What are some of the key market risk metrics that banks track to stay ahead of market fluctuations?

Banks track various quantitative key risk indicators (KRIs) to stay ahead of market fluctuations. Examples include value at risk, budget variance, and a number of deviations from Generally Accepted Accounting Principles, which help analyze significant challenges affecting the current market.

How do quantitative KRIs differ from other risk indicators, and how can they be used to measure risk objectively?

Quantitative KRIs are objective metrics that measure risk numerically, allowing for data-driven decision-making.

They differ from other types of KRIs by providing a measurable and analytical approach to identifying potential risks, enabling banks to develop effective risk mitigation plans.

What specific risk management tools and strategies can banks use to mitigate the impact of potential risks and prevent financial losses?

Banks can implement various risk management tools and strategies to mitigate risks and prevent financial losses.

These may include developing business continuity plans, documenting risk mitigation activities, performing gap analyses, using real-time threat detection software, and assessing data controls to ensure compliance with industry requirements.


Key credit risk indicators (KRIs) are essential for banks to manage their exposure to credit risks.

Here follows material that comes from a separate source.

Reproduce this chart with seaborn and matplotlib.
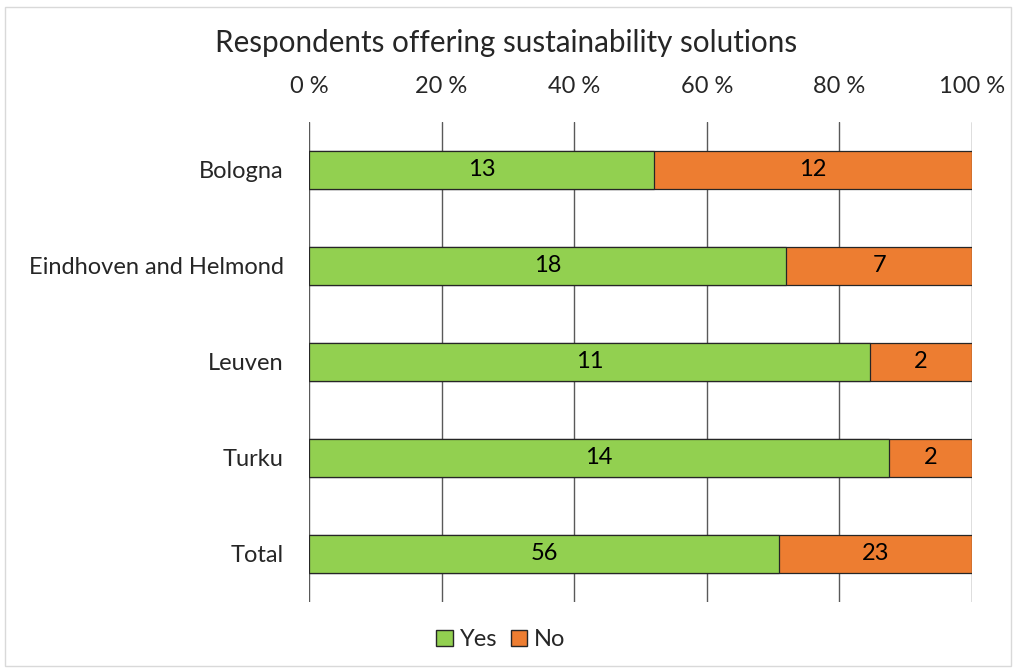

By identifying potential risks through KRIs, such as loan delinquencies and non-performing loans, banks can take proactive measures to mitigate these risks and ensure their financial stability.

Effective risk management strategies are critical for the success of banks in today’s complex financial environment. In addition to credit risk metrics, operational and market risk metrics should be considered when developing comprehensive risk management plans.

Quantitative KRIs can provide valuable insights into the level of risk exposure banks face, enabling them to make informed decisions on managing these risks. With these tools, banks can remain resilient even during economic uncertainty and continue to provide value to their stakeholders.